> **Exercise goal**
Return the whole listing exactly as it stands.

------------------------------------

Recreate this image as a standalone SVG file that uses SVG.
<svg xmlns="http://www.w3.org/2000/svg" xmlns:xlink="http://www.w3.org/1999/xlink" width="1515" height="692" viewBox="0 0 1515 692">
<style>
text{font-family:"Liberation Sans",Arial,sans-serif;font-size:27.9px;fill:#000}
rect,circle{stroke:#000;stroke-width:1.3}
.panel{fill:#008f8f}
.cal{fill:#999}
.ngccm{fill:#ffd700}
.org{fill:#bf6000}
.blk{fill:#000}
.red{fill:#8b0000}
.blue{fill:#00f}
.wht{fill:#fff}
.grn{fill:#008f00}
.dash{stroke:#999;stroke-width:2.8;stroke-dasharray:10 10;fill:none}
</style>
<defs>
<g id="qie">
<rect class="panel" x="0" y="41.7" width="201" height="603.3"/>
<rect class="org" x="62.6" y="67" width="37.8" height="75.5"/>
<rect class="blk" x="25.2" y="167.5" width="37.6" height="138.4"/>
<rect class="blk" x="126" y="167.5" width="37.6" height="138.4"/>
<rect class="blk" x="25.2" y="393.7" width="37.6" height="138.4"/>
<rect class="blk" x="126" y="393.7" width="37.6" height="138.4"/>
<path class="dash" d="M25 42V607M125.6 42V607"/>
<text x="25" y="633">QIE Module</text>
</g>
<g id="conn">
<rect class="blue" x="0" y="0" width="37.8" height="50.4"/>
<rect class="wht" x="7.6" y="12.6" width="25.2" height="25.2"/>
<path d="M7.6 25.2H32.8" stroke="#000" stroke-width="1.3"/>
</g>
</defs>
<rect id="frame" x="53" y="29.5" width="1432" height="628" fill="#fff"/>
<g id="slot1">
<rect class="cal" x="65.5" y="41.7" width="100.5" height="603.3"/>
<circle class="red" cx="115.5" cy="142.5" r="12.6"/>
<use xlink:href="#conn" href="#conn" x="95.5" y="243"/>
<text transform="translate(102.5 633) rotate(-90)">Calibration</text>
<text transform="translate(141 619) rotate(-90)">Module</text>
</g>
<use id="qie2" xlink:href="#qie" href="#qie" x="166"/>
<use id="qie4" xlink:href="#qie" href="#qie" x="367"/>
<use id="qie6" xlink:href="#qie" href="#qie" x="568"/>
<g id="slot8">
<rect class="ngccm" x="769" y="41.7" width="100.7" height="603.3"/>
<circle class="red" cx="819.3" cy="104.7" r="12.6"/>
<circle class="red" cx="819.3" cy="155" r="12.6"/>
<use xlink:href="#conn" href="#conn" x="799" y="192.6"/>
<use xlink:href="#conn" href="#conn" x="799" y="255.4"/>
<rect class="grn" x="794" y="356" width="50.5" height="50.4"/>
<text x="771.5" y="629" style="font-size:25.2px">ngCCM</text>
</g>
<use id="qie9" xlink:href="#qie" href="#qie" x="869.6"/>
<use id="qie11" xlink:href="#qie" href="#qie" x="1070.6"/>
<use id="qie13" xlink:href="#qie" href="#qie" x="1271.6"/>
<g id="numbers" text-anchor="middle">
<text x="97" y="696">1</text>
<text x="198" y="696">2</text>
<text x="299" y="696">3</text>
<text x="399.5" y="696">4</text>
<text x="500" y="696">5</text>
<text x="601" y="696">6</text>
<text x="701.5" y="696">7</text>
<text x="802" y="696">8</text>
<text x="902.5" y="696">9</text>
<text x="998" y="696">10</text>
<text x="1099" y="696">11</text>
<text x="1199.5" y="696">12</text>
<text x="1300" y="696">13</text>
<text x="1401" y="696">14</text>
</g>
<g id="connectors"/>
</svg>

------------------------------------

> **Correct answer**
Recreate this image as a standalone SVG file that uses SVG.
<svg xmlns="http://www.w3.org/2000/svg" xmlns:xlink="http://www.w3.org/1999/xlink" width="1515" height="692" viewBox="0 0 1515 692">
<style>
text{font-family:"Liberation Sans",Arial,sans-serif;font-size:27.9px;fill:#000}
rect,circle{stroke:#000;stroke-width:1.3}
.panel{fill:#008f8f}
.cal{fill:#999}
.ngccm{fill:#ffd700}
.org{fill:#bf6000}
.blk{fill:#000}
.red{fill:#8b0000}
.blue{fill:#00f}
.wht{fill:#fff}
.grn{fill:#008f00}
.dash{stroke:#999;stroke-width:2.8;stroke-dasharray:10 10;fill:none}
</style>
<defs>
<g id="qie">
<rect class="panel" x="0" y="41.7" width="201" height="603.3"/>
<rect class="org" x="62.6" y="67" width="37.8" height="75.5"/>
<rect class="blk" x="25.2" y="167.5" width="37.6" height="138.4"/>
<rect class="blk" x="126" y="167.5" width="37.6" height="138.4"/>
<rect class="blk" x="25.2" y="393.7" width="37.6" height="138.4"/>
<rect class="blk" x="126" y="393.7" width="37.6" height="138.4"/>
<path class="dash" d="M25 42V607M125.6 42V607"/>
<text x="25" y="633">QIE Module</text>
</g>
<g id="conn">
<rect class="blue" x="0" y="0" width="37.8" height="50.4"/>
<rect class="wht" x="7.6" y="12.6" width="25.2" height="25.2"/>
<path d="M7.6 25.2H32.8" stroke="#000" stroke-width="1.3"/>
</g>
</defs>
<rect id="frame" x="53" y="29.5" width="1432" height="628" fill="#fff"/>
<g id="slot1">
<rect class="cal" x="65.5" y="41.7" width="100.5" height="603.3"/>
<circle class="red" cx="115.5" cy="142.5" r="12.6"/>
<use xlink:href="#conn" href="#conn" x="95.5" y="243"/>
<text transform="translate(102.5 633) rotate(-90)">Calibration</text>
<text transform="translate(141 619) rotate(-90)">Module</text>
</g>
<use id="qie2" xlink:href="#qie" href="#qie" x="166"/>
<use id="qie4" xlink:href="#qie" href="#qie" x="367"/>
<use id="qie6" xlink:href="#qie" href="#qie" x="568"/>
<g id="slot8">
<rect class="ngccm" x="769" y="41.7" width="100.7" height="603.3"/>
<circle class="red" cx="819.3" cy="104.7" r="12.6"/>
<circle class="red" cx="819.3" cy="155" r="12.6"/>
<use xlink:href="#conn" href="#conn" x="799" y="192.6"/>
<use xlink:href="#conn" href="#conn" x="799" y="255.4"/>
<rect class="grn" x="794" y="356" width="50.5" height="50.4"/>
<text x="771.5" y="629" style="font-size:25.2px">ngCCM</text>
</g>
<use id="qie9" xlink:href="#qie" href="#qie" x="869.6"/>
<use id="qie11" xlink:href="#qie" href="#qie" x="1070.6"/>
<use id="qie13" xlink:href="#qie" href="#qie" x="1271.6"/>
<g id="numbers" text-anchor="middle">
<text x="97" y="696">1</text>
<text x="198" y="696">2</text>
<text x="299" y="696">3</text>
<text x="399.5" y="696">4</text>
<text x="500" y="696">5</text>
<text x="601" y="696">6</text>
<text x="701.5" y="696">7</text>
<text x="802" y="696">8</text>
<text x="902.5" y="696">9</text>
<text x="998" y="696">10</text>
<text x="1099" y="696">11</text>
<text x="1199.5" y="696">12</text>
<text x="1300" y="696">13</text>
<text x="1401" y="696">14</text>
</g>
<g id="connectors"/>
</svg>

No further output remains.